Nick: We have a ‘Wants’ list on the site that gets updated regularly. Say there’s someone who was in band in the 80’s, they can see their name on the list, and say “I’ve got a bunch of these in my loft and they’re available if you want them” so people can get music that they can’t get from regular shops at all, and it’s all through that personal relationship with the customer.

So you guys were snubbed last year by Record Store Day?

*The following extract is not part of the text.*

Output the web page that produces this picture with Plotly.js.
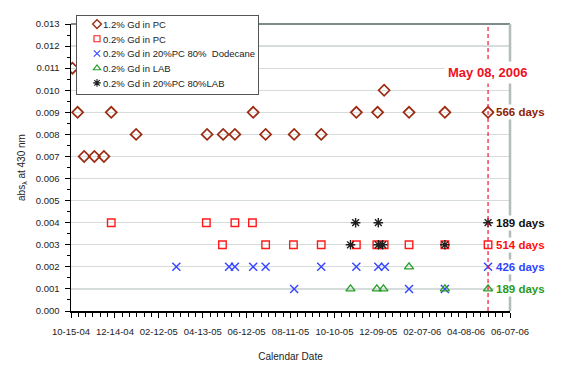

Nick: And again this year!

Jude: Yeah, we thought we were going to be included this year, but no. It’s quite confusing how they do it, there’s a main RSD website, which is American, and that’s got an international bit. Then there’s an English website. I contacted them and they said no straight away as we weren’t a “physical” shop. Then I tried the American one, and I could enter our details and we were listed there for a while. And a few people contacted us saying it was nice that we were listed. But it seems RSD found out about us and removed us from their listings.

Nick: And yet our customers expect us to be involved with RSD as we are an independent record shop. There’s no other shop in the area, and because of the nature of what we do, specialising in more obscure and hard to find things, they can’t really understand the distinction. If they’re in an area and can’t get to a shop, or they’re in Europe, and they know how limited these RSD releases are, they will want to be able to turn to us. The example is the Foo Fighters covers album, they’re a massive band and demand will far out strip how many are available and we’re hoping to get some from our supplier in America.

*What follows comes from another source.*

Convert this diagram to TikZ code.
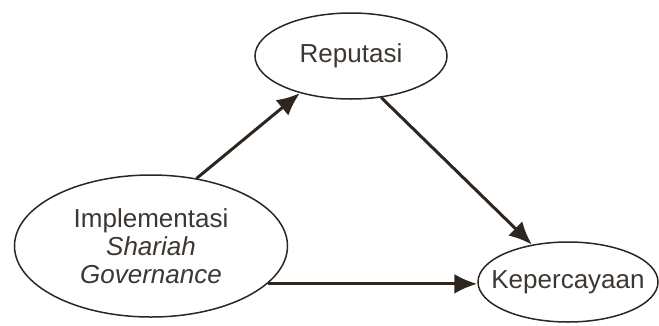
\documentclass[tikz,border=0pt]{standalone}
\usepackage{fontspec}
\setmainfont{Liberation Sans}
\usepackage{tikz}
\usetikzlibrary{shapes.geometric}
\usetikzlibrary{arrows.meta}
\definecolor{brun}{RGB}{45,38,32}
\definecolor{texte}{RGB}{60,55,50}

\begin{document}
\begin{tikzpicture}[x=1pt,y=-1pt,
  bulle/.style={ellipse, draw=brun, line width=1.5pt, inner sep=0pt, text=texte,
    align=center, font=\fontsize{26}{28}\selectfont},
  fleche/.style={line width=3pt, brun, ->, >={Latex[length=23pt,width=20pt]}}]
\useasboundingbox (0,0) rectangle (659,325);
\node [bulle, minimum width=192pt, minimum height=86pt] (rep) at (351,56) {Reputasi};
\node [bulle, minimum width=273pt, minimum height=142pt] (imp) at (151,246)
  {Implementasi\\\textit{Shariah}\\\textit{Governance}};
\node [bulle, minimum width=180pt, minimum height=80pt, inner xsep=-20pt] (kep) at (568,282) {Kepercayaan};
\draw [fleche] (imp.56) -- (rep.216);
\draw [fleche] (rep.-54) -- (kep.134);
\draw [fleche] (imp.-18) -- (imp.-18 -| kep.west);
\end{tikzpicture}
\end{document}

I was going to ask that, are you able to get hold of RSD releases?

Nick: Through a third party – not officially, we’ve got to go through a back door. It’s organisation is pretty chaotic. No one knows how many they’re going to get. You can’t order them in advance.

Jude: It’s well intentioned, but it just seems a shame that as we’re not in direct competition on the street, we can’t take part.

Nick: It’s a great idea and it brings people back to record shops, which can only be a good thing.

For a University, and quite an affluent town, it feels quite strange that there’s no longer any independent record shops in Cambridge. Why do you think that is?

Nick: I guess it is the Internet, really. And that people can’t afford a specialised music shop enough. I don’t honestly know, if we could afford it, whether we could set one up in the same vein as our website. There might not be a big enough demand for it. It does seem bizarre that Fopp is the closest we have in Cambridge…

Which is basically an HMV outlet…

Jude: Yeah, but Cambridge is pretty small…

Nick: Yeah, the student population swells it quite a bit…

Jude: And you wonder whether the student population is the market for records now.

Is the record “shop” still a pipe-dream for you?

Jude: If money was no object, which in the real world it always is, then we’d definitely do it. But the economic reality, with lots of record shops closing down, I can’t really see a way of making it work, unless it just covers the costs / shared interest etc. If there was a business model that would work, we’d have no qualms putting in the time and effort to make it work.

Nick: The VAT loophole closing would also help us – HMV.com can register off-shore and sell stuff a lot cheaper than we can, that would help us, just generally! We do it because we love it, we don’t make much money from it, but we wouldn’t be happy doing anything else.